INSTRUCTIONS TO FOLLOW: Print the lines of the listing below verbatim from its first line through the line bearing "ax = fig.add_axes([0.1307, 0.265, 0.8636, 0.72])". Any pictures are to be omitted.

DATA PROVIDED:
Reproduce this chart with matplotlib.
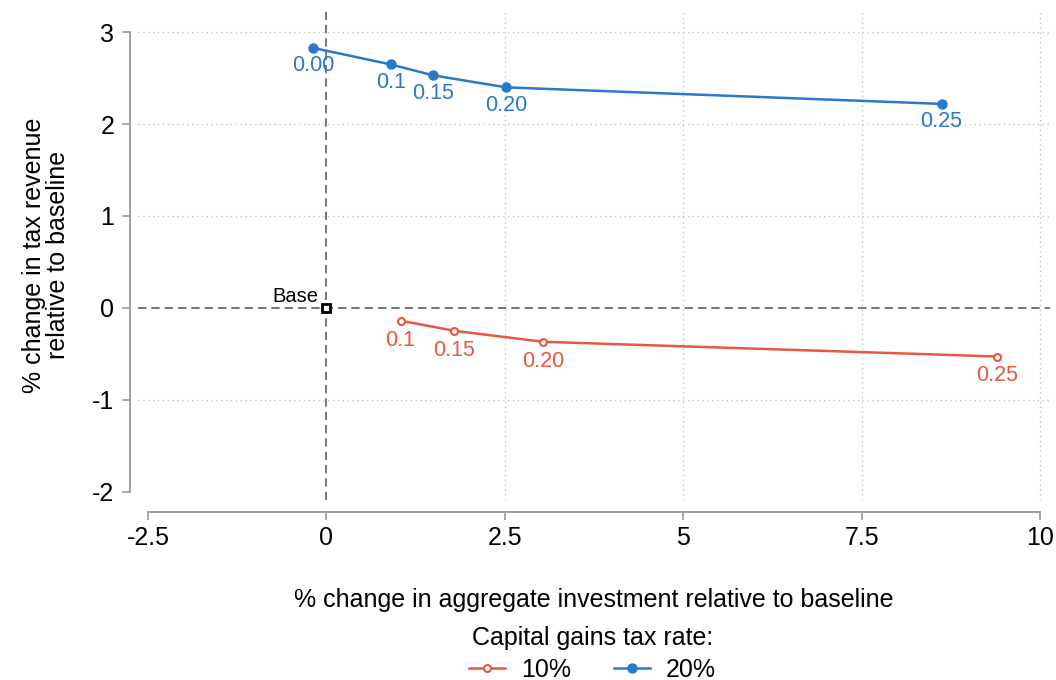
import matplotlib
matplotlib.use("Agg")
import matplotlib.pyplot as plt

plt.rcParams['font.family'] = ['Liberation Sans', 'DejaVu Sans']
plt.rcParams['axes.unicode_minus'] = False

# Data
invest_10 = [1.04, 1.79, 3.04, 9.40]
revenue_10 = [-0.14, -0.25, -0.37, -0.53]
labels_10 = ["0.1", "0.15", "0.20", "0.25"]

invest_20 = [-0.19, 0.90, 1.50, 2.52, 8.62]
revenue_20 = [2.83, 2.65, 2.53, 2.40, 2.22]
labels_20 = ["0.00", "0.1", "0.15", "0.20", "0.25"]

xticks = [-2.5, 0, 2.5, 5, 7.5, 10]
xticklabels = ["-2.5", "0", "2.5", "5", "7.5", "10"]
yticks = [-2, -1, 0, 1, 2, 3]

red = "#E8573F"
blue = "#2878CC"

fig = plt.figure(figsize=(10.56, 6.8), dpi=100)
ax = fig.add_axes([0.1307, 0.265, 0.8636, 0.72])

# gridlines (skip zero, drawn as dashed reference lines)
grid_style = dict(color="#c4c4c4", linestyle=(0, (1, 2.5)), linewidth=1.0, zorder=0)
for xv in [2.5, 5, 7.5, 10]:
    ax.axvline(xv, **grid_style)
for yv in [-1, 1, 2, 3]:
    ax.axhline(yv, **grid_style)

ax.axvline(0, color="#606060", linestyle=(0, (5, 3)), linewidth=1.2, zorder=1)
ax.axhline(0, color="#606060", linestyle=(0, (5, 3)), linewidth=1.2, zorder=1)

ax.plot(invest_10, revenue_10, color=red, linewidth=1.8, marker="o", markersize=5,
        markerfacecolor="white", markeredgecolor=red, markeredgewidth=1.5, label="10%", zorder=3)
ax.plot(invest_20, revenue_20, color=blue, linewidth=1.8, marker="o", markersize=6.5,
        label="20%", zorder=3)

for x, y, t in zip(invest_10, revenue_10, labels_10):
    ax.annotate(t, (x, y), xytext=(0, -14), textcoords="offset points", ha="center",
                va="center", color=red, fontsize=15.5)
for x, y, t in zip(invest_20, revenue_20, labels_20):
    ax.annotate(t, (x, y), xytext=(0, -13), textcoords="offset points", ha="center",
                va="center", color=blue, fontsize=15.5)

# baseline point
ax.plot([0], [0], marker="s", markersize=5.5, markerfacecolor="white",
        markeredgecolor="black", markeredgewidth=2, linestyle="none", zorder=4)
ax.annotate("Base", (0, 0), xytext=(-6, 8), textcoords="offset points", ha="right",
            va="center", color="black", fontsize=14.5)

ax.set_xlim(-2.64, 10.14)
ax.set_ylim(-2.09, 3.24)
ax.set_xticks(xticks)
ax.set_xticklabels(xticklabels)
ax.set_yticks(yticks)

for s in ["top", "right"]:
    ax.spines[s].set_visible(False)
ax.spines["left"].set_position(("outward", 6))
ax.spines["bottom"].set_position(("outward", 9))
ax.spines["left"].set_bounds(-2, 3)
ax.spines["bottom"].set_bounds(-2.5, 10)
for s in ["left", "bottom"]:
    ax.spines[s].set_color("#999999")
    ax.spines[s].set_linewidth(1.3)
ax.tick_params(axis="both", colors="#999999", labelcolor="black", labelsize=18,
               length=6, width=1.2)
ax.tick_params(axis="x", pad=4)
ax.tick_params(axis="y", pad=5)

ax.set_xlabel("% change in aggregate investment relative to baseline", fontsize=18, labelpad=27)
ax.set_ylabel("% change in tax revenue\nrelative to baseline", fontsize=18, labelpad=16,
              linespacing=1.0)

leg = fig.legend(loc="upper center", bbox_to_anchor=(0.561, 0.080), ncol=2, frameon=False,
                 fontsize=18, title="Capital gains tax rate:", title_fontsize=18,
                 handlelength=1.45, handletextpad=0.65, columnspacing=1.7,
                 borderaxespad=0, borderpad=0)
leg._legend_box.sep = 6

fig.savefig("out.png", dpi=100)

TASK SOLUTION:
Reproduce this chart with matplotlib.
import matplotlib
matplotlib.use("Agg")
import matplotlib.pyplot as plt

plt.rcParams['font.family'] = ['Liberation Sans', 'DejaVu Sans']
plt.rcParams['axes.unicode_minus'] = False

# Data
invest_10 = [1.04, 1.79, 3.04, 9.40]
revenue_10 = [-0.14, -0.25, -0.37, -0.53]
labels_10 = ["0.1", "0.15", "0.20", "0.25"]

invest_20 = [-0.19, 0.90, 1.50, 2.52, 8.62]
revenue_20 = [2.83, 2.65, 2.53, 2.40, 2.22]
labels_20 = ["0.00", "0.1", "0.15", "0.20", "0.25"]

xticks = [-2.5, 0, 2.5, 5, 7.5, 10]
xticklabels = ["-2.5", "0", "2.5", "5", "7.5", "10"]
yticks = [-2, -1, 0, 1, 2, 3]

red = "#E8573F"
blue = "#2878CC"

fig = plt.figure(figsize=(10.56, 6.8), dpi=100)
ax = fig.add_axes([0.1307, 0.265, 0.8636, 0.72])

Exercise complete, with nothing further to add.